ContextDesc: Local Descriptor Augmentation with Cross-Modality Context
This addresses a limitation in geometric matching applications where traditional local feature descriptors ignore spatial relationships between keypoints.
The paper tackles the problem of local feature descriptors lacking spatial context by introducing a unified learning framework that augments existing descriptors with visual and geometric context from keypoint distributions. The method achieves remarkable improvements on multiple large-scale benchmarks with diversified scenes while maintaining lightweight computational requirements.

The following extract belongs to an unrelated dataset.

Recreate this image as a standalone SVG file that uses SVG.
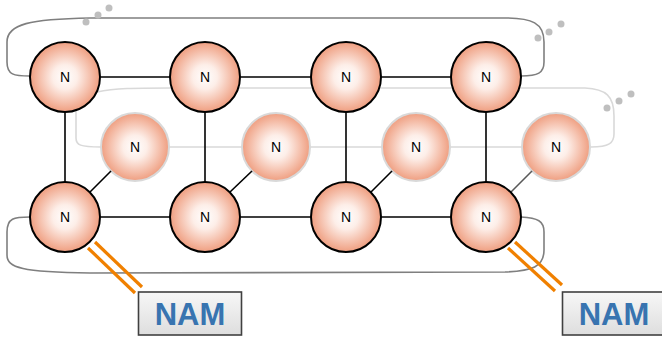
<svg xmlns="http://www.w3.org/2000/svg" width="662" height="337" viewBox="0 0 662 337">
<defs>
<radialGradient id="g" cx="0.5" cy="0.5" r="0.5">
<stop offset="0" stop-color="#ffffff"/>
<stop offset="0.35" stop-color="#fdeee8"/>
<stop offset="1" stop-color="#ef9e80"/>
</radialGradient>
<linearGradient id="bx" x1="0" y1="0" x2="0" y2="1">
<stop offset="0" stop-color="#f7f7f7"/>
<stop offset="1" stop-color="#dedede"/>
</linearGradient>
</defs>
<style>
.f{fill:url(#g);stroke:#000;stroke-width:2}
.b{fill:url(#g);stroke:#d9d9d9;stroke-width:2}
.t{font-family:"Liberation Sans",Arial,sans-serif;font-size:14px;fill:#000;text-anchor:middle}
.e{stroke:#000;stroke-width:1.6;fill:none}
.lg{stroke:#d9d9d9;stroke-width:1.6;fill:none}
.dg{stroke:#7f7f7f;stroke-width:1.6;fill:none}
.or{stroke:#f08000;stroke-width:3.2;fill:none}
.dot{fill:#bfbfbf}
.box{fill:url(#bx);stroke:#404040;stroke-width:1.6}
.nam{font-family:"Liberation Sans",Arial,sans-serif;font-weight:bold;font-size:31px;fill:#3874b0;text-anchor:middle}
</style>
<g id="connectors">
<path class="dg" d="M30 76 C14 76 7 75 7 62 L7 42 C7 24 30 19 90 18 L505 18 C532 18 544 23 544 42 L544 62 C544 73 538 76 521 76"/>
<path class="dg" d="M30 217 C14 217 7 218 7 232 L7 255 C7 268 22 272 90 273 L505 272 C532 271 544 267 544 250 L544 232 C544 221 538 218 521 217"/>
<path class="lg" d="M97 92 C115 88 135 88 170 88 L585 88 C606 89 614 96 614 116 L614 134 C614 143 609 147 591 147"/>
<path class="lg" d="M76 110 L76 138 C76 145 80 147 101 147"/>
<line class="lg" x1="135" y1="147" x2="556" y2="147"/>
<circle class="dot" cx="86" cy="22" r="3.5"/><circle class="dot" cx="98" cy="15" r="3.5"/><circle class="dot" cx="109" cy="8" r="3.5"/>
<circle class="dot" cx="538" cy="38" r="3.5"/><circle class="dot" cx="549" cy="32" r="3.5"/><circle class="dot" cx="561" cy="24" r="3.5"/>
<circle class="dot" cx="607" cy="108" r="3.5"/><circle class="dot" cx="619" cy="101" r="3.5"/><circle class="dot" cx="631" cy="94" r="3.5"/>
</g>
<g id="n5"><circle class="b" cx="135" cy="147" r="34"/><text class="t" x="135" y="152">N</text></g>
<g id="n6"><circle class="b" cx="276" cy="147" r="34"/><text class="t" x="276" y="152">N</text></g>
<g id="n7"><circle class="b" cx="416" cy="147" r="34"/><text class="t" x="416" y="152">N</text></g>
<g id="n8"><circle class="b" cx="556" cy="147" r="34"/><text class="t" x="556" y="152">N</text></g>
<g id="front-connectors">
<line class="e" x1="65" y1="77" x2="486" y2="77"/>
<line class="e" x1="65" y1="217" x2="486" y2="217"/>
<line class="e" x1="65" y1="77" x2="65" y2="217"/>
<line class="e" x1="205" y1="77" x2="205" y2="217"/>
<line class="e" x1="346" y1="77" x2="346" y2="217"/>
<line class="e" x1="486" y1="77" x2="486" y2="217"/>
<line class="e" x1="90" y1="192" x2="111" y2="171"/>
<line class="e" x1="230" y1="192" x2="252" y2="171"/>
<line class="e" x1="371" y1="192" x2="392" y2="171"/>
<line class="e" x1="511" y1="192" x2="532" y2="171" stroke="#595959" style="stroke:#595959"/>
<line class="or" x1="88" y1="248" x2="135" y2="293"/>
<line class="or" x1="95" y1="242" x2="142" y2="287"/>
<line class="or" x1="508" y1="248" x2="555" y2="291"/>
<line class="or" x1="515" y1="242" x2="562" y2="285"/>
</g>
<g id="n1"><circle class="f" cx="65" cy="77" r="35"/><text class="t" x="65" y="82">N</text></g>
<g id="n2"><circle class="f" cx="205" cy="77" r="35"/><text class="t" x="205" y="82">N</text></g>
<g id="n3"><circle class="f" cx="346" cy="77" r="35"/><text class="t" x="346" y="82">N</text></g>
<g id="n4"><circle class="f" cx="486" cy="77" r="35"/><text class="t" x="486" y="82">N</text></g>
<g id="n9"><circle class="f" cx="65" cy="217" r="35"/><text class="t" x="65" y="222">N</text></g>
<g id="n10"><circle class="f" cx="205" cy="217" r="35"/><text class="t" x="205" y="222">N</text></g>
<g id="n11"><circle class="f" cx="346" cy="217" r="35"/><text class="t" x="346" y="222">N</text></g>
<g id="n12"><circle class="f" cx="486" cy="217" r="35"/><text class="t" x="486" y="222">N</text></g>
<g id="nam1"><rect class="box" x="138.5" y="292" width="103" height="43"/><text class="nam" x="190" y="325">NAM</text></g>
<g id="nam2"><rect class="box" x="562.5" y="292" width="103" height="43"/><text class="nam" x="614" y="325">NAM</text></g>
</svg>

Most existing studies on learning local features focus on the patch-based descriptions of individual keypoints, whereas neglecting the spatial relations established from their keypoint locations. In this paper, we go beyond the local detail representation by introducing context awareness to augment off-the-shelf local feature descriptors. Specifically, we propose a unified learning framework that leverages and aggregates the cross-modality contextual information, including (i) visual context from high-level image representation, and (ii) geometric context from 2D keypoint distribution. Moreover, we propose an effective N-pair loss that eschews the empirical hyper-parameter search and improves the convergence. The proposed augmentation scheme is lightweight compared with the raw local feature description, meanwhile improves remarkably on several large-scale benchmarks with diversified scenes, which demonstrates both strong practicality and generalization ability in geometric matching applications.